A French minister attending the recent summit of industrial powers was asked what he thought of America’s booming economy. He was unimpressed. “An economy should work for everyone in the society,” he said. “Not just the financiers.”
Those capable of looking past the low unemployment statistics and the excitement of an unbridled stock market see that this economy is not working well for most workers. Inequality of income and wealth is at its greatest point since the 1920s. Incomes of the bottom half of wage earners have fallen during the last 20 years while those of the top 5 percent have doubled. Surveys show that half of U.S. wage earners are either carrying worrisome amounts of debt, questioning their job security, working in temporary positions or heading toward retirement with few resources.
Yet our nation’s cultural heroes are CEOs and entrepreneurs, and the goal-oriented language of business pervades every realm of life. Wall Street–the “capital of capital”–is celebrated as the heart of our productive economy.
In his new book, Wall Street, Doug Henwood challenges the hallowed assumption that this financial center generates real productive investment. As editor of the Left Business Observer, Henwood has been associated with socialist ideals. But actually he is a seasoned critic of all economic orthodoxy–both right and left.
For example, he criticizes the leftist contention that globalization lies at the root of problems such as wage stagnation. America has spent the last century integrating into the global economy, and yet most of our international trade continues to be with northern industrialized nations rather than the developing south, Henwood notes. Thus, labor and other activists should not hesitate to exert political pressure for social change on the enormous percentage of the U.S. economy still rooted in the domestic market.
Wall Street is an excellent road map through the financial district. It is a guide for everyone who wants to challenge the argument that the securities industry as we know it is central to building and maintaining a healthy, sustainable economy.
Henwood questions the popular notion that stock markets serve society well by efficiently steering savings toward deserving and productive investments. Rather, he argues, the system is “stupefyingly expensive, gives terrible signals for the allocation of capital, and has surprisingly little to do with real investment.”
While most people think of the stock market as the arena where money is raised to fuel our nation’s businesses, Henwood shows that most entrepreneurial capital is in fact found elsewhere. Large firms finance their growth internally, through profits and cash flow generated by instruments such as tax breaks. The great majority of small companies are founded and financed by individuals, their families and local investors–and they rarely become big enough to go public.

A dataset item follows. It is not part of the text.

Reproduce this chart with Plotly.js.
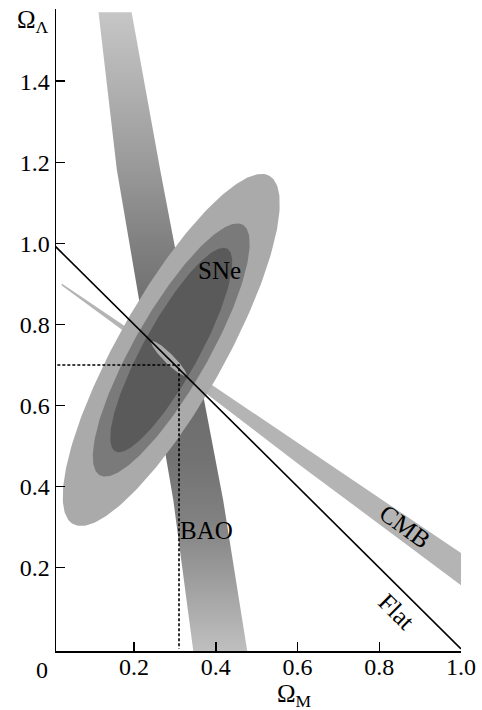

Indeed, over the last 15 years, U.S. nonfinancial corporations have retired over $700 billion more in stock than they raised, thanks to takeovers and management buybacks. Henwood argues that for the most part, all Wall Street investors do is speculate on a pool of stock that was issued long ago–while adding layers of wasteful, unproductive transaction costs as brokers skim big fees.
Henwood also examines the rising levels of consumer debt. He argues that lower- and middle-income people are borrowing money to maintain their standard of living even as their buying power erodes. Consumer debt, he says, is a tool of the rich, “a way to sustain mass consumption in the face of stagnant or falling wages.” It helps to “nourish both the appearance and reality of a middle-class standard of living in a time of polarization.”
Unfortunately, from my perspective as an activist working on wage fairness issues, Henwood’s book fails to prescribe what could be done to reign in Wall Street and create an economy where wealth is more evenly and productively dispersed.
In a brief section entitled What is (Not) to Be Done, Henwood evaluates strategies that have been tried and finds them wanting. Efforts to reform the economy through social investing, creating alternative local currencies or democratizing the Federal Reserve can do little to change the allocation of wealth and offer “no significant challenge to the social order.” He is disdainful of so-called socially responsible investing, although he respects small programs that invest in worker ownership programs and the community land trust movement.
The author is most excited by efforts to “tax the fat boys,” using European-style levies to break up the over-concentration of wealth and generate revenue for social spending.
Sophisticated economics readers may find some sections of Wall Street to be merely a survey of existing theory and literature, spiced with Henwood’s signature irreverent comments. And I wouldn’t recommend Wall Street for beginners as it requires at least a basic grasp of economics.
But this book is useful for those seeking to educate the broader public. Wall Street frames important arguments that help counter the all-pervasive “market good, government bad” mentality.
The heart of Henwood’s argument is that America’s power elite wrote the rules governing our economy, and it is now time for workers, communities and consumers to change them. An economy should work for everyone, Henwood believes, not just the financiers.
Chuck Collins is co-director of United for a Fair Economy, a national organization working to address growing income and wealth inequality, based in Boston.